Naturally, Kazakhstan could not have remained unaffected by the financial crisis shaking the globe. The worst-hit sector is banking, which had taken large loans abroad. Another hard-hit industry is housing and other real estate sectors. Investment in Kazakhstan has all but ceased because of the credit crunch.

The price of metals, a sector on which Kazakhstan has based much of its growth, has dropped in 2008. All this led Fitch to downgrade Kazakhstan's sovereign credit rating from BBB to BBB-minus earlier this month. Moreover, the outlook for Kazakhstan is negative, Fitch says. Bulgaria, Hungary and Romania were subjected to the same indignity. The "profound shift" in the global economic and financial outlook pose special challenges for emerging markets, in terms of pure economics and policy as well, Fitch analyst David Riley explained.

For its part, the Kazakh government took steps to diminish the impact. Orazbakov says the government has earmarked $4.5 billion to support small and mid-sized businesses in construction, banking and agriculture. The president has also proposed to use $10 billion from the Next Generations Fund, which had been set up a few years ago, as needed to overcome the impact of the crisis. (The fund had been created from surplus revenues from commodity exports and today has $51 billion in assets.)
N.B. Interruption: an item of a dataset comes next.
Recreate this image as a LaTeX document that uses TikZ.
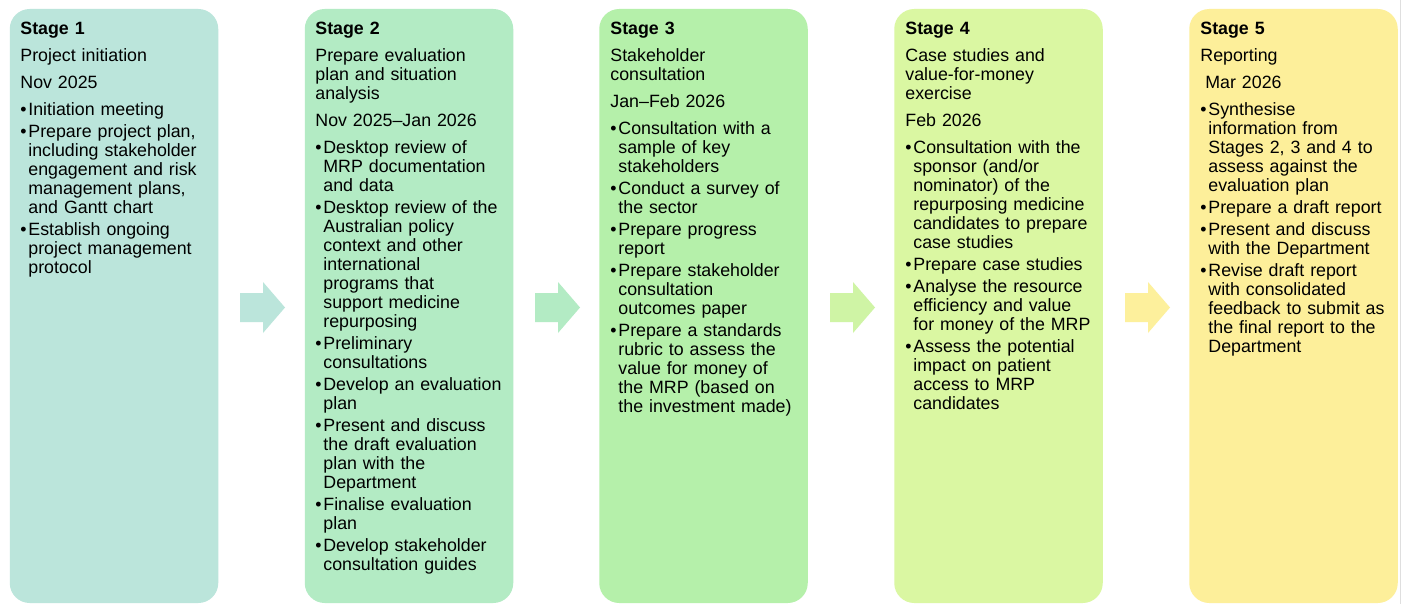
\documentclass[tikz,border=0pt]{standalone}
\usepackage{fontspec}
\setmainfont{Liberation Sans}
\definecolor{cA}{HTML}{BBE5DB}
\definecolor{cB}{HTML}{B3EBC4}
\definecolor{cC}{HTML}{B5F0AA}
\definecolor{cD}{HTML}{DAF7A2}
\definecolor{cE}{HTML}{FDEF9A}
\definecolor{arC}{HTML}{CFF4A5}
\definecolor{arD}{HTML}{FDF09C}
\newcommand\bul{\makebox[4pt][l]{\textbullet}}
\newcommand\ind{\hspace*{4pt}}
\newcommand\hsk{\\[4pt]}
\newcommand\isk{\\[1.5pt]}
\tikzset{
  stagebox/.style={rounded corners=10pt, inner sep=0pt, minimum width=104.25pt, minimum height=297pt},
  stagetext/.style={anchor=base west, text width=110pt, align=left, inner sep=0pt, font=\fontsize{8.9}{9.5}\selectfont},
}
\newcommand\blockarrow[3]{\fill[#2] (#1,293) coordinate (#3) -- ++(23,0) -- ++(0,-11) -- ++(22,25.5) -- ++(-22,25.5) -- ++(0,-11) -- ++(-23,0) -- cycle;}
\begin{document}
\begin{tikzpicture}[x=0.5pt,y=-0.5pt]
\useasboundingbox (0,0) rectangle (1407,604);
\fill[white] (0,0) rectangle (1407,604);
\node[stagebox, fill=cA] (s1) at (114,306) {};
\node[stagebox, fill=cB] (s2) at (409,306) {};
\node[stagebox, fill=cC] (s3) at (703.5,306) {};
\node[stagebox, fill=cD] (s4) at (998.5,306) {};
\node[stagebox, fill=cE] (s5) at (1293.5,306) {};
\draw[gray!25, line width=0.5pt] (1400.5,0) -- (1400.5,604);
\blockarrow{240}{cA}{a1}
\blockarrow{535}{cB}{a2}
\blockarrow{830}{arC}{a3}
\blockarrow{1125}{arD}{a4}
\node[stagetext] (t1) at (20,34.5) {\textbf{Stage 1}\hsk
Project initiation\hsk
Nov 2025\hsk
\bul Initiation meeting\isk
\bul Prepare project plan,\\
\ind including stakeholder\\
\ind engagement and risk\\
\ind management plans,\\
\ind and Gantt chart\isk
\bul Establish ongoing\\
\ind project management\\
\ind protocol};
\node[stagetext] (t2) at (315,34.5) {\textbf{Stage 2}\hsk
Prepare evaluation\\
plan and situation\\
analysis\hsk
Nov 2025–Jan 2026\hsk
\bul Desktop review of\\
\ind MRP documentation\\
\ind and data\isk
\bul Desktop review of the\\
\ind Australian policy\\
\ind context and other\\
\ind international\\
\ind programs that\\
\ind support medicine\\
\ind repurposing\isk
\bul Preliminary\\
\ind consultations\isk
\bul Develop an evaluation\\
\ind plan\isk
\bul Present and discuss\\
\ind the draft evaluation\\
\ind plan with the\\
\ind Department\isk
\bul Finalise evaluation\\
\ind plan\isk
\bul Develop stakeholder\\
\ind consultation guides};
\node[stagetext] (t3) at (610,34.5) {\textbf{Stage 3}\hsk
Stakeholder\\
consultation\hsk
Jan–Feb 2026\hsk
\bul Consultation with a\\
\ind sample of key\\
\ind stakeholders\isk
\bul Conduct a survey of\\
\ind the sector\isk
\bul Prepare progress\\
\ind report\isk
\bul Prepare stakeholder\\
\ind consultation\\
\ind outcomes paper\isk
\bul Prepare a standards\\
\ind rubric to assess the\\
\ind value for money of\\
\ind the MRP (based on\\
\ind the investment made)};
\node[stagetext] (t4) at (905,34.5) {\textbf{Stage 4}\hsk
Case studies and\\
value-for-money\\
exercise\hsk
Feb 2026\hsk
\bul Consultation with the\\
\ind sponsor (and/or\\
\ind nominator) of the\\
\ind repurposing medicine\\
\ind candidates to prepare\\
\ind case studies\isk
\bul Prepare case studies\isk
\bul Analyse the resource\\
\ind efficiency and value\\
\ind for money of the MRP\isk
\bul Assess the potential\\
\ind impact on patient\\
\ind access to MRP\\
\ind candidates};
\node[stagetext] (t5) at (1200,34.5) {\textbf{Stage 5}\hsk
Reporting\hsk
\hspace*{2.5pt}Mar 2026\hsk
\bul Synthesise\\
\ind information from\\
\ind Stages 2, 3 and 4 to\\
\ind assess against the\\
\ind evaluation plan\isk
\bul Prepare a draft report\isk
\bul Present and discuss\\
\ind with the Department\isk
\bul Revise draft report\\
\ind with consolidated\\
\ind feedback to submit as\\
\ind the final report to the\\
\ind Department};
\end{tikzpicture}
\end{document}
Astana is also looking at shoring up the banks with capital injections in exchange for equity stakes, as has been done in Britain and the United States. It's also looking at legislation to stabilize the financial system, Orazbakov says.

The government has already said it is guaranteeing the public's investment in Kazakhstan's banks, up to $42,000 per citizen. Aside from all that, the government intends to set up a billion-dollar fund to help resolve pinpoint problems caused by the crisis, such as funding to finish building projects that stopped.

Moving on from the crisis to the future, Kazakhstan plans a $5 billion government fund that will work with other sovereign funds around the world to invest in Kazakh government projects, mainly infrastructure and electricity. "There's a plan to found a joint billion-dollar fund with China and a $1.5 billion plan with Bahrain and Abu Dhabi," says Orazbakov.

Kazakhstan's model for the sovereign wealth fund is the Singaporean vehicle Temasek Holdings, which is a sort of management company. The Kazakhstan version would be a "friendly collaborator" with Israeli companies that want to invest in Kazakh tenders, which could be worth billions of dollars, says the ambassador.

He noted, however, that any company contending in a tender must factor in the fixed demand for 60% mutual procurement. Meaning, if an Israeli company wins a tender, it has to use 60% of the tender scope to procure from local companies. If anything, the government plans to raise that figure, explains Orazbakov. It wants to encourage Kazakh production as much as possible. It wants investments that advance goods bearing the words "Made in Kazakhstan."